Holy *****! I bought at six times annual income... and it's just a 1200 SF zero-lot line in a thirty year old PUD. Go California!

 
We went at 1 times annual income. WOW, at 3 times we could have an McMansion on 2 acres around here, but of course that is probably what the rest of the country spends on a normal home. OK is great as far as the cost of living.
I have one for you; I spoke to a mining engineer north of Watonga who bought his home and paid it off in six months! Of course mining engineers make something like 70K-80K and houses around that area costs about 25K for a nice one.

 
PMI only covers a percentage of the loan. For example, if you pay 10% down, a lender typically wants 20%. With PMI, the policy would be for 25%. Your PMI premium is for a 25% insurance policy for the lender. It can be reduced by how much you put down.

 
I have one for you; I spoke to a mining engineer north of Watonga who bought his home and paid it off in six months! Of course mining engineers make something like 70K-80K and houses around that area costs about 25K for a nice one.
There is actually a place in the USA where you can get a nice house for 25K? IS this a safe place? What's wrong with it? Tell me where it is and I'll write out a check for a handful.

 
There is actually a place in the USA where you can get a nice house for 25K? IS this a safe place? What's wrong with it? Tell me where it is and I'll write out a check for a handful.

Its a 2-3 hour drive to any place of significance or importance. There's a huge gypsum deposit in eastern Oklahoma, where the mine is and little else. Most of the nation's gypsum wall board is made there.

The machine making the board has been doing so since the 1920's and updated with electronic controls sometimes in the '80s. It has an equally archaic fire sprinkler system back when hydraulic analysis was still primitive so designers simply went overboard with everything.

 
thats funny- my first college internship had me on a run to watonga. its actually on my resume. i did the final nspection of the hospital there (dont trust it!). housing in OK is cheap in general, and suffers from the same problem that texas does- theres so much land that youre not gonna make money off your house cuz you can always build more. and in watonga, there is a LOT of extra land. talk about BFE... good solid place if youre not into socializing, shopping, stop lights, etc.

 
Holy *****! I bought at six times annual income... and it's just a 1200 SF zero-lot line in a thirty year old PUD. Go California!
Wow. We went about .9 slary for the same thing in sunny SC in 98. Of couse itw worth twice that now.

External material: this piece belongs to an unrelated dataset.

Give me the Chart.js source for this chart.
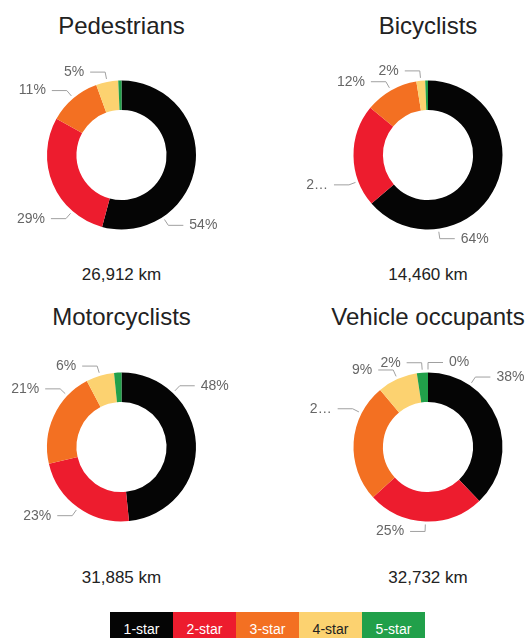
<!DOCTYPE html>
<html>
<head>
<meta charset="utf-8">
<script src="https://cdn.jsdelivr.net/npm/chart.js@4/dist/chart.umd.min.js"></script>
<style>
  html, body { margin: 0; padding: 0; background: #fff; }
  body { width: 529px; height: 638px; position: relative; overflow: hidden;
         font-family: "Liberation Sans", Arial, sans-serif; }
  canvas { position: absolute; }
  .title { position: absolute; width: 264px; text-align: center; font-size: 24px;
           line-height: 24px; color: #222; white-space: nowrap; }
  .km { position: absolute; width: 264px; text-align: center; font-size: 17px;
        line-height: 17px; color: #222; white-space: nowrap; }
  .legend { position: absolute; left: 110px; top: 612px; display: flex; }
  .legend div { width: 63px; height: 34px; line-height: 34px; text-align: center;
                font-size: 14px; }
</style>
</head>
<body>
<script>
// ---- data ----
const categories = ['1-star', '2-star', '3-star', '4-star', '5-star'];
const colors = ['#050505', '#ed1c2e', '#f37022', '#fcd270', '#21a04a'];
const chartTitles = ['Pedestrians', 'Bicyclists', 'Motorcyclists', 'Vehicle occupants'];
const pedestrians = [54.2, 28.9, 11.4, 4.8, 0.7];
const bicyclists = [63.7, 22.2, 11.6, 1.9, 0.6];
const motorcyclists = [48.4, 23.0, 20.9, 6.1, 1.6];
const vehicleOccupants = [37.9, 25.3, 25.7, 8.7, 2.4, 0];
const totalKm = [26912, 14460, 31885, 32732];

// ---- label placement (fraction along each slice where its leader line starts; null = no label) ----
const labelAnchors = [
  [0.75, 0.25, 0.5, 0.5, null],
  [0.75, 0.25, 0.5, 0.5, null],
  [0.25, 0.5, 0.75, 0.5, null],
  [0.25, 0.5, 0.75, 0.5, 0.5, 0.5]
];

// ---- layout ----
const cells = [
  { left: 0,   top: 45,  w: 264, h: 220, cx: 121.5, cy: 110, r: 74.5, titleY: 14, kmY: 266, minX: 6 },
  { left: 264, top: 45,  w: 265, h: 220, cx: 164,   cy: 110, r: 74.5, titleY: 14, kmY: 266, minX: 40 },
  { left: 0,   top: 337, w: 264, h: 220, cx: 121.5, cy: 110, r: 74.5, titleY: 305, kmY: 569, minX: 6 },
  { left: 264, top: 337, w: 265, h: 220, cx: 164,   cy: 110, r: 74.5, titleY: 305, kmY: 569, minX: 40 }
];
const seriesList = [pedestrians, bicyclists, motorcyclists, vehicleOccupants];

function fitText(ctx, text, avail) {
  if (ctx.measureText(text).width <= avail) return text;
  for (let n = text.length - 1; n > 0; n--) {
    const t = text.slice(0, n) + '\u2026';
    if (ctx.measureText(t).width <= avail) return t;
  }
  return '\u2026';
}

const leaderPlugin = {
  id: 'leaders',
  afterDatasetsDraw(chart, args, opts) {
    const ctx = chart.ctx;
    const meta = chart.getDatasetMeta(0);
    const data = chart.data.datasets[0].data;
    const total = data.reduce((a, b) => a + b, 0);
    ctx.save();
    ctx.font = '14px "Liberation Sans", Arial, sans-serif';
    meta.data.forEach((arc, i) => {
      const f = opts.anchors[i];
      if (f == null) return;
      const p = arc.getProps(['x', 'y', 'startAngle', 'endAngle', 'outerRadius'], true);
      const a = p.startAngle + f * (p.endAngle - p.startAngle);
      const c = Math.cos(a), s = Math.sin(a);
      const ax = p.x + (p.outerRadius + 3) * c, ay = p.y + (p.outerRadius + 3) * s;
      const ex = ax + 7 * c, ey = ay + 7 * s;
      const left = c < -0.01;
      const dir = left ? -1 : 1;
      const hx = ex + dir * 15;
      ctx.strokeStyle = '#a0a0a0';
      ctx.lineWidth = 1;
      ctx.beginPath();
      ctx.moveTo(ax, ay); ctx.lineTo(ex, ey); ctx.lineTo(hx, ey);
      ctx.stroke();
      const tx = hx + dir * 6;
      const avail = left ? tx - opts.minX : chart.width - 2 - tx;
      const text = fitText(ctx, Math.round(data[i] / total * 100) + '%', avail);
      ctx.fillStyle = '#666666';
      ctx.textAlign = left ? 'right' : 'left';
      ctx.textBaseline = 'middle';
      ctx.fillText(text, tx, ey);
    });
    ctx.restore();
  }
};

cells.forEach((cell, k) => {
  const cv = document.createElement('canvas');
  cv.width = cell.w; cv.height = cell.h;
  cv.style.left = cell.left + 'px'; cv.style.top = cell.top + 'px';
  cv.style.width = cell.w + 'px'; cv.style.height = cell.h + 'px';
  document.body.appendChild(cv);

  const t = document.createElement('div');
  t.className = 'title';
  t.textContent = chartTitles[k];
  t.style.left = (cell.left + cell.cx - 132) + 'px';
  t.style.top = cell.titleY + 'px';
  document.body.appendChild(t);

  const km = document.createElement('div');
  km.className = 'km';
  km.textContent = totalKm[k].toLocaleString('en-US') + ' km';
  km.style.left = (cell.left + cell.cx - 132) + 'px';
  km.style.top = cell.kmY + 'px';
  document.body.appendChild(km);

  const vals = seriesList[k];
  const labels = vals.map((v, i) => categories[i] || '');
  new Chart(cv, {
    type: 'doughnut',
    data: {
      labels: labels,
      datasets: [{
        data: vals,
        backgroundColor: vals.map((v, i) => colors[i] || '#cccccc'),
        borderWidth: 0
      }]
    },
    options: {
      responsive: false,
      animation: false,
      cutout: '60.5%',
      layout: {
        padding: {
          left: cell.cx - cell.r,
          right: cell.w - cell.cx - cell.r,
          top: cell.cy - cell.r,
          bottom: cell.h - cell.cy - cell.r
        }
      },
      plugins: {
        legend: { display: false },
        tooltip: { enabled: false },
        leaders: { anchors: labelAnchors[k], minX: cell.minX }
      }
    },
    plugins: [leaderPlugin]
  });
});

// legend
const lg = document.createElement('div');
lg.className = 'legend';
categories.forEach((c, i) => {
  const d = document.createElement('div');
  d.textContent = c;
  d.style.background = colors[i];
  const hex = colors[i].slice(1);
  const r = parseInt(hex.slice(0, 2), 16), g = parseInt(hex.slice(2, 4), 16), b = parseInt(hex.slice(4, 6), 16);
  const lum = 0.299 * r + 0.587 * g + 0.114 * b;
  d.style.color = lum > 180 ? '#222' : '#fff';
  lg.appendChild(d);
});
document.body.appendChild(lg);
</script>
</body>
</html>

It has an equally archaic fire sprinkler system back when hydraulic analysis was still primitive so designers simply went overboard with everything.
It is probably a pipe scedule system. The funny thing about them is they look like overkill, but a good many of them won't flow right.

 
We bought our house in ATL at 2x both of our incomes. Of course, after our son was born my wife quit working and by that time it ended up being 3x my income. This next house will probably be 3x as well. At 4.5 - 5.5% interest and 20% down, that's still not that much of my take home pay.